I figured out that the glaze goes on much nicer if you nuke it for about 10 seconds. After that you can drizzle and spread it on to the warm cookies with a spoon and when everything cools you will have a nice crusty frosted top on each cookie.
Boyfriend asked me the next day if the cookies were made with crack because they were so good. I could easily eat 5 in a row frosted or not but I would probably die of a diabetic coma if I tried. Moderation in all good things including cookies….and cookie dough. Which is why we are down to 6 cookies in 3 days. Don’t double the recipe unless you are giving these away. They are too dangerous to have laying about the kitchen.
The REAL recipe.
Pumpkin Cookies
2 1/2 cups all-purpose flour
1 tsp baking soda
1 tsp baking powder
1 tsp ground cinnamon
1/2 tsp ground nutmeg
1/2 tsp salt
1 1/2 cups granulated sugar (I used ½ brown sugar)
1/2 cup butter (1 stick) softened
1 cup pumpkin puree (canned or fresh)
1 large egg
1 tsp vanilla extract
Glaze (see below)
Preheat over to 350 F. Grease baking sheets.

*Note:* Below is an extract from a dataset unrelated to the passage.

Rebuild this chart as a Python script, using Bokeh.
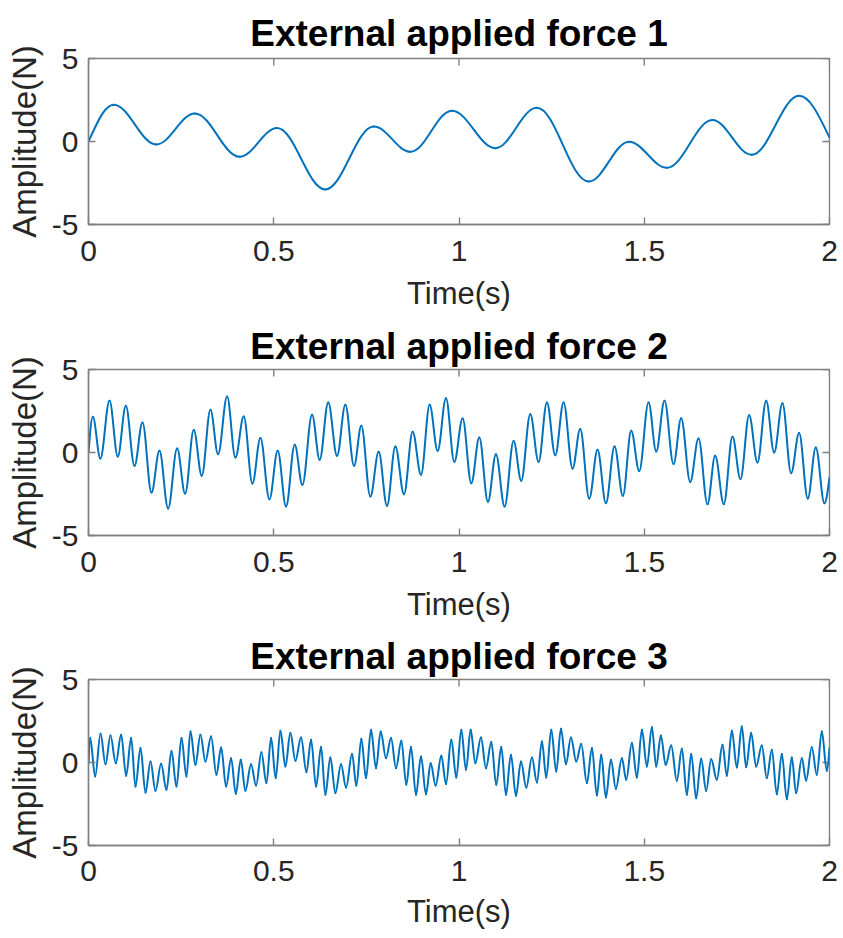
import numpy as np
from bokeh.plotting import figure
from bokeh.layouts import column
from bokeh.models import Range1d, FixedTicker, ColumnDataSource, NumeralTickFormatter
from bokeh.embed import file_html
from bokeh.resources import INLINE

# ---------------- data (successive peaks / troughs) ----------------
titles = ["External applied force 1", "External applied force 2", "External applied force 3"]
x_label = "Time(s)"
y_label = "Amplitude(N)"
x_ticks = [0, 0.5, 1, 1.5, 2]
y_ticks = [-5, 0, 5]

t1 = [0.0, 0.068, 0.183, 0.287, 0.408, 0.509, 0.639, 0.770, 0.869, 0.981, 1.098, 1.210,
      1.350, 1.459, 1.561, 1.684, 1.790, 1.918, 2.0]
v1 = [0.0, 2.21, -0.18, 1.69, -0.92, 0.81, -2.89, 0.90, -0.62, 1.85, -0.40, 2.03,
      -2.41, -0.02, -1.58, 1.29, -0.80, 2.75, 0.24]

t2 = [0.0, 0.0117, 0.032, 0.0567, 0.0791, 0.1007, 0.1241, 0.1457, 0.170, 0.1915, 0.2149,
      0.2392, 0.2608, 0.2841, 0.3057, 0.3291, 0.3498, 0.3741, 0.3965, 0.4190, 0.4424,
      0.464, 0.4883, 0.5107, 0.5332, 0.5566, 0.5773, 0.6034, 0.624, 0.647, 0.6708,
      0.6933, 0.7167, 0.7364, 0.7607, 0.7832, 0.8057, 0.8282, 0.8516, 0.8749, 0.8974,
      0.9208, 0.9424, 0.9649, 0.9873, 1.0098, 1.0332, 1.0548, 1.0781, 1.0997, 1.1231,
      1.1474, 1.168, 1.1923, 1.2148, 1.2373, 1.2598, 1.2823, 1.3065, 1.3272, 1.3515,
      1.374, 1.3965, 1.4198, 1.4423, 1.4648, 1.4864, 1.5116, 1.5323, 1.5547, 1.579,
      1.5997, 1.624, 1.6465, 1.6707, 1.6914, 1.7148, 1.7381, 1.7597, 1.7831, 1.8056,
      1.829, 1.8506, 1.873, 1.8964, 1.918, 1.9414, 1.963, 1.9863, 2.0]
v2 = [0.0, 2.15, -0.36, 3.11, -0.24, 2.81, -0.80, 1.81, -2.41, 0.10, -3.37,
      0.24, -2.47, 1.35, -1.40, 2.57, -0.10, 3.37, -0.30, 2.17, -1.87,
      0.87, -2.81, 0.10, -3.25, 0.46, -1.95, 2.27, -0.44, 3.01, -0.20,
      2.87, -0.80, 1.61, -2.65, 0.04, -3.21, 0.36, -2.51, 1.25, -1.34,
      2.87, 0.10, 3.27, -0.56, 2.05, -1.85, 0.90, -2.97, -0.10, -3.25,
      0.70, -1.70, 2.31, -0.56, 3.01, -0.16, 3.01, -0.96, 1.41, -2.77,
      0.16, -3.05, 0.36, -2.61, 1.31, -1.12, 3.01, 0.06, 3.11, -0.70,
      2.07, -1.77, 0.84, -3.11, -0.20, -3.11, 0.95, -1.60, 2.25, -0.60,
      3.11, 0.0, 2.97, -1.24, 1.17, -2.77, 0.30, -3.05, -1.5]

t3 = [0.0, 0.0045, 0.018, 0.0324, 0.0459, 0.0593, 0.0737, 0.0881, 0.1016, 0.1151, 0.1268,
      0.1403, 0.1538, 0.1673, 0.1807, 0.196, 0.2104, 0.2239, 0.2374, 0.2509, 0.2644,
      0.2752, 0.2886, 0.3021, 0.3156, 0.3309, 0.3453, 0.3579, 0.3714, 0.3849, 0.3975,
      0.4109, 0.4235, 0.4388, 0.4523, 0.4667, 0.4802, 0.4928, 0.5053, 0.518, 0.5314,
      0.5449, 0.5584, 0.5737, 0.5881, 0.6007, 0.6142, 0.6277, 0.6393, 0.6528, 0.6663,
      0.6816, 0.6951, 0.7113, 0.723, 0.7364, 0.749, 0.7625, 0.776, 0.7886, 0.803,
      0.8165, 0.83, 0.8444, 0.8578, 0.8704, 0.8839, 0.8974, 0.9109, 0.9235, 0.937,
      0.9523, 0.9649, 0.9792, 0.9927, 1.0062, 1.0188, 1.0315, 1.044, 1.0593, 1.0728,
      1.0871, 1.1006, 1.1141, 1.1267, 1.1402, 1.1537, 1.1672, 1.1816, 1.1968, 1.2103,
      1.2238, 1.2355, 1.249, 1.2625, 1.2751, 1.2886, 1.3021, 1.3164, 1.3299, 1.3452,
      1.3587, 1.3722, 1.3839, 1.3965, 1.41, 1.4234, 1.4396, 1.4513, 1.4666, 1.4801,
      1.4936, 1.5071, 1.5206, 1.5323, 1.5448, 1.5579, 1.5727, 1.588, 1.6015, 1.615,
      1.6267, 1.6401, 1.6536, 1.6671, 1.6806, 1.6959, 1.7112, 1.7229, 1.7364, 1.7499,
      1.7633, 1.775, 1.7885, 1.802, 1.8173, 1.8308, 1.8443, 1.8578, 1.8713, 1.8848,
      1.8982, 1.9099, 1.9252, 1.9369, 1.9522, 1.9657, 1.9792, 1.9927, 2.0]
v3 = [0.0, 1.47, -0.84, 1.73, -0.10, 1.63, -0.04, 1.67, -0.80, 1.47, -1.45,
      0.87, -1.81, 0.06, -1.70, -0.08, -1.64, 0.70, -1.45, 1.47, -0.84,
      1.87, -0.14, 1.67, 0.06, 1.57, -0.74, 0.90, -1.45, 0.26, -1.89,
      0.16, -1.70, -0.10, -1.39, 0.62, -1.24, 1.47, -0.94, 1.91, -0.24,
      1.77, 0.10, 1.51, -0.58, 1.37, -1.45, 0.93, -1.95, 0.30, -1.84,
      -0.10, -1.51, 0.51, -1.39, 1.43, -0.94, 1.97, -0.34, 1.87, 0.26,
      1.47, -0.34, 1.31, -1.34, 0.93, -1.95, 0.36, -1.91, -0.04, -1.39,
      0.40, -1.30, 1.37, -0.90, 1.97, -0.44, 1.97, -0.04, 1.51, -0.34,
      1.23, -1.34, 0.93, -1.95, 0.46, -2.01, 0.06, -1.51, 0.30, -1.20,
      1.27, -0.90, 1.97, -0.54, 2.03, -0.10, 1.51, 0.06, 1.11, -1.24,
      0.87, -1.99, 0.46, -2.11, 0.16, -1.58, 0.26, -1.04, 1.17, -0.90,
      1.97, -0.24, 2.13, -0.24, 1.63, -0.14, 1.03, -1.10, 0.83, -1.95,
      0.51, -2.15, 0.22, -1.70, 0.20, -1.04, 1.07, -0.80, 1.91, -0.30,
      2.17, -0.28, 1.77, -0.24, 1.03, -0.94, 0.77, -1.91, 0.51, -2.21,
      0.30, -1.84, 0.26, -1.08, 0.92, -0.74, 1.87, -0.50, 0.87]

series = [(t1, v1), (t2, v2), (t3, v3)]

# ---------------- styling ----------------
FONT = "Liberation Sans"
LINE_COLOR = "#0072BD"
AXIS_COLOR = "#808080"
TEXT_COLOR = "#262626"
# per panel: height, top border, bottom border, title standoff, tick-label standoff, axis-label standoff
panels = [(320, 58, 96, 9, 16, 12),
          (311, 49, 96, 5, 16, 12),
          (307, 48, 93, 5, 15, 10)]


def add_curve(p, t, v):
    """Smooth curve through the read extrema (horizontal tangents at the extrema)."""
    t = np.asarray(t, float)
    v = np.asarray(v, float)
    x0, y0, x1, y1 = t[:-1], v[:-1], t[1:], v[1:]
    dt = x1 - x0
    dv = y1 - y0
    cx0 = x0 + 0.363 * dt
    cy0 = y0.copy()
    cx1 = x1 - 0.363 * dt
    cy1 = y1.copy()
    # the end points are not extrema: keep their slope
    cx0[0] = x0[0] + dt[0] / 3.0
    cy0[0] = y0[0] + dv[0] * 0.5
    cx1[-1] = x1[-1] - dt[-1] / 3.0
    cy1[-1] = y1[-1] - dv[-1] * 0.5
    src = ColumnDataSource(dict(x0=x0, y0=y0, x1=x1, y1=y1, cx0=cx0, cy0=cy0, cx1=cx1, cy1=cy1))
    p.bezier(x0="x0", y0="y0", x1="x1", y1="y1", cx0="cx0", cy0="cy0", cx1="cx1", cy1="cy1",
             source=src, line_color=LINE_COLOR, line_width=2, line_cap="round")


def style_axis(ax, ticks, label, label_size):
    ax.ticker = FixedTicker(ticks=ticks)
    ax.formatter = NumeralTickFormatter(format="0.[0]")
    ax.axis_line_color = AXIS_COLOR
    ax.axis_line_width = 1.4
    ax.major_tick_line_color = AXIS_COLOR
    ax.major_tick_line_width = 1.4
    ax.major_tick_in = 7
    ax.major_tick_out = 0
    ax.minor_tick_line_color = None
    ax.major_label_text_font = FONT
    ax.major_label_text_font_size = "30px"
    ax.major_label_text_color = TEXT_COLOR
    ax.axis_label = label
    ax.axis_label_text_font = FONT
    ax.axis_label_text_font_size = label_size
    ax.axis_label_text_font_style = "normal"
    ax.axis_label_text_color = TEXT_COLOR


plots = []
for (t, v), title, (h, top, bottom, t_so, ml_so, al_so) in zip(series, titles, panels):
    p = figure(width=843, height=h, x_range=Range1d(x_ticks[0], x_ticks[-1]),
               y_range=Range1d(y_ticks[0], y_ticks[-1]),
               output_backend="svg", toolbar_location=None,
               min_border_left=88, min_border_right=14, min_border_top=top,
               min_border_bottom=bottom)
    p.grid.visible = False
    p.outline_line_color = AXIS_COLOR
    p.outline_line_width = 1.4
    p.background_fill_color = "white"
    p.border_fill_color = "white"

    xa = p.xaxis[0]
    ya = p.yaxis[0]
    style_axis(xa, x_ticks, x_label, "31px")
    style_axis(ya, y_ticks, y_label, "33px")
    xa.major_label_standoff = ml_so
    xa.axis_label_standoff = al_so
    ya.major_label_standoff = 10
    ya.axis_label_standoff = 6

    # inward ticks on the top and right edges of the box
    p.ray(x=x_ticks, y=[y_ticks[-1]] * len(x_ticks), length=7, length_units="screen",
          angle=-np.pi / 2, line_color=AXIS_COLOR, line_width=1.4)
    p.ray(x=[x_ticks[-1]] * len(y_ticks), y=y_ticks, length=7, length_units="screen",
          angle=np.pi, line_color=AXIS_COLOR, line_width=1.4)

    p.title.text = title
    p.title.text_font = FONT
    p.title.text_font_size = "37px"
    p.title.text_font_style = "bold"
    p.title.text_color = "black"
    p.title.align = "center"
    p.title.standoff = t_so

    add_curve(p, t, v)
    plots.append(p)

layout = column(*plots)
open("out.html", "w").write(file_html(layout, INLINE))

Combine flour, baking soda and powder, cinnamon, nutmeg and salt in a medium bowl. Beat sugar and butter in a large mixing bowl until well blended. Beat in pumpkin, egg and vanilla until smooth. Gradually beat in the flour mixture. Drop by rounded tablespoon onto the prepared baking sheets.

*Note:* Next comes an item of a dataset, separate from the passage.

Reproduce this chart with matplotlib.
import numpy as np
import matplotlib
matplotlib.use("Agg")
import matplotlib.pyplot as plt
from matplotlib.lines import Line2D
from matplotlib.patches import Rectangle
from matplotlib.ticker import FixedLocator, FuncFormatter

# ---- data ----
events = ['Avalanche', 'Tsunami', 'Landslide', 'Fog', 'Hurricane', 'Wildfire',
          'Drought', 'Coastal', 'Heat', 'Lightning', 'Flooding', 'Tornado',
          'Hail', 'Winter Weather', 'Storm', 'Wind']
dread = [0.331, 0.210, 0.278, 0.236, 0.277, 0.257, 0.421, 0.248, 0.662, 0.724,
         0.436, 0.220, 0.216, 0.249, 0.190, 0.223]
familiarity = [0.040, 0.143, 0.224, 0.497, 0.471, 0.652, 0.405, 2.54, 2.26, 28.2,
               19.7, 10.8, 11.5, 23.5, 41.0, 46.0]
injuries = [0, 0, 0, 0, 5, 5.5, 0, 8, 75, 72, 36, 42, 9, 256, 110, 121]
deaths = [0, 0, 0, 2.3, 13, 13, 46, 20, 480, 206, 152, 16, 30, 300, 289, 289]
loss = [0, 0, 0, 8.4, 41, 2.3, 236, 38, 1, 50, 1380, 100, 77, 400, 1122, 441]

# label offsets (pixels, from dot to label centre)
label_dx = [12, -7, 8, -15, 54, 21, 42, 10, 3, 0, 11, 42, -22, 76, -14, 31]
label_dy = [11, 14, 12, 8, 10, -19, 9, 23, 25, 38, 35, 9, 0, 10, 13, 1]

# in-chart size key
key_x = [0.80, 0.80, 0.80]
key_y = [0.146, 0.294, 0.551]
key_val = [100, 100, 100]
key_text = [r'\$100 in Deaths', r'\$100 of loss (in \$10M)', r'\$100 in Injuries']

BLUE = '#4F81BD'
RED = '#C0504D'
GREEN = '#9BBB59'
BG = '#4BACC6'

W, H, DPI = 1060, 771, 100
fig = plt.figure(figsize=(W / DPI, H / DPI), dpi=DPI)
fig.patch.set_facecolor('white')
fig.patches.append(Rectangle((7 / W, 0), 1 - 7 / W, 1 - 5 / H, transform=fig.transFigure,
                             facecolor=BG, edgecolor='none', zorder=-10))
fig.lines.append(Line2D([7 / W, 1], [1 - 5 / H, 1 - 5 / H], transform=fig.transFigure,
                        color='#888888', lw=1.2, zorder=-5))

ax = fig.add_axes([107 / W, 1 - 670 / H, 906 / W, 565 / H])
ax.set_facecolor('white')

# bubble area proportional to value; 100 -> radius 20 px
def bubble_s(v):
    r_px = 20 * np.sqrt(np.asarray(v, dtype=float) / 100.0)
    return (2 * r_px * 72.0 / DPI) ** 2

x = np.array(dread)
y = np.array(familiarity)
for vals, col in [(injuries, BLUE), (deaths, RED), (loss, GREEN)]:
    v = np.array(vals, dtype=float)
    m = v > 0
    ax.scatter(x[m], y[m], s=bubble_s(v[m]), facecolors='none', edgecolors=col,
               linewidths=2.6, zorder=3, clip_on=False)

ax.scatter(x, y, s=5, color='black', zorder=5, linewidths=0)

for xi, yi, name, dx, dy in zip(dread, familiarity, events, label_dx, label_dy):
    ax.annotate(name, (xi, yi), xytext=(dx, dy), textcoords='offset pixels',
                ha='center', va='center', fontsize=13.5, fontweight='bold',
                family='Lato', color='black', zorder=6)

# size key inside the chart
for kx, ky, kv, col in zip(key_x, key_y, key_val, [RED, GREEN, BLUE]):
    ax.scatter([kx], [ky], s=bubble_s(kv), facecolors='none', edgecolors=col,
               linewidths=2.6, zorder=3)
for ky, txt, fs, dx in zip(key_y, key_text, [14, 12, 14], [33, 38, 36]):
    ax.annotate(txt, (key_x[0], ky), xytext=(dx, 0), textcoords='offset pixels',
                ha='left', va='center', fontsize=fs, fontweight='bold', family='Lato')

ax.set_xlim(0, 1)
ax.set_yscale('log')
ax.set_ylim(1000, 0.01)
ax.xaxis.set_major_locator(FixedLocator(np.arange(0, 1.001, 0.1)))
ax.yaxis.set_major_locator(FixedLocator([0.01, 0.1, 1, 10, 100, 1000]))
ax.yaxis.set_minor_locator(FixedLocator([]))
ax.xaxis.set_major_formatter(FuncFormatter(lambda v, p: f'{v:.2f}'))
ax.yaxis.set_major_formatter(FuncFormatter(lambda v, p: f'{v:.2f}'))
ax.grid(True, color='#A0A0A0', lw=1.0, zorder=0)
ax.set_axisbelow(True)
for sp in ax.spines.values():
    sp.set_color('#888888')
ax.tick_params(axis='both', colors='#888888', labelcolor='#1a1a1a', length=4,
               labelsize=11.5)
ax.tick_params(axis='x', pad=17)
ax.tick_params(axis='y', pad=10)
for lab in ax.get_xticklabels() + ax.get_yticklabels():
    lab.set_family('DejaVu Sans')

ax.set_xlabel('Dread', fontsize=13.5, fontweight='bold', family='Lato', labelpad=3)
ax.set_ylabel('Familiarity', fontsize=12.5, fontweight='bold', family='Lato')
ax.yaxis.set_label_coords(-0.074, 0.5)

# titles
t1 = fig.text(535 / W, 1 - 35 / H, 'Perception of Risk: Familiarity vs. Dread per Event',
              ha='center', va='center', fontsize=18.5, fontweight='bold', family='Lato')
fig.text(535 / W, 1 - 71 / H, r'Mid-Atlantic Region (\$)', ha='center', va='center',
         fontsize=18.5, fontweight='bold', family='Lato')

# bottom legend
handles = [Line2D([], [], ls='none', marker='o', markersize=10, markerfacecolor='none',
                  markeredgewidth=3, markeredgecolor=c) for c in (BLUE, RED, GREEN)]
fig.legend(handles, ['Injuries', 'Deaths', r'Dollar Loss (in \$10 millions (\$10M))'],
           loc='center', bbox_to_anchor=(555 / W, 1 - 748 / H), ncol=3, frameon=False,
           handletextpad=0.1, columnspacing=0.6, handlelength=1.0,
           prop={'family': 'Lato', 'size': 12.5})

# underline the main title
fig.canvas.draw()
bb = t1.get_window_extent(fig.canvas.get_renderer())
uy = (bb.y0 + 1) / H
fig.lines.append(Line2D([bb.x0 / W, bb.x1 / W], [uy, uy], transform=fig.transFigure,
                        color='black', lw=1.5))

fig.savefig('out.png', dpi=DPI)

Bake for 15-18 minutes or until edges are firm. Cool on baking sheets for 2 minutes; remove to wire racks to cool completely. Drizzle glaze over the cookies.
Glaze
Combine 2 cups sifted powdered sugar, 3 Tbs milk, 1 Tbs melted butter and 1 tsp vanilla extract in a small bowl until smooth. (I added a healthy dose of cinnamon as well)
Yields ~ 36 cookies.
For the non-cinnamon types I would suggest substituting ¼ t of one or all of the following: ground clove, ground ginger, or ground allspice.
1 comment:
My oh my, Jenn. Dan and I laughed out loud at this post. I can relate to this kitchen tale.
My favorite line: "At this point the self control fuse was blown in the back of my brain." I need to remember that.
Dan says: By kitchen, do you mean laundry room?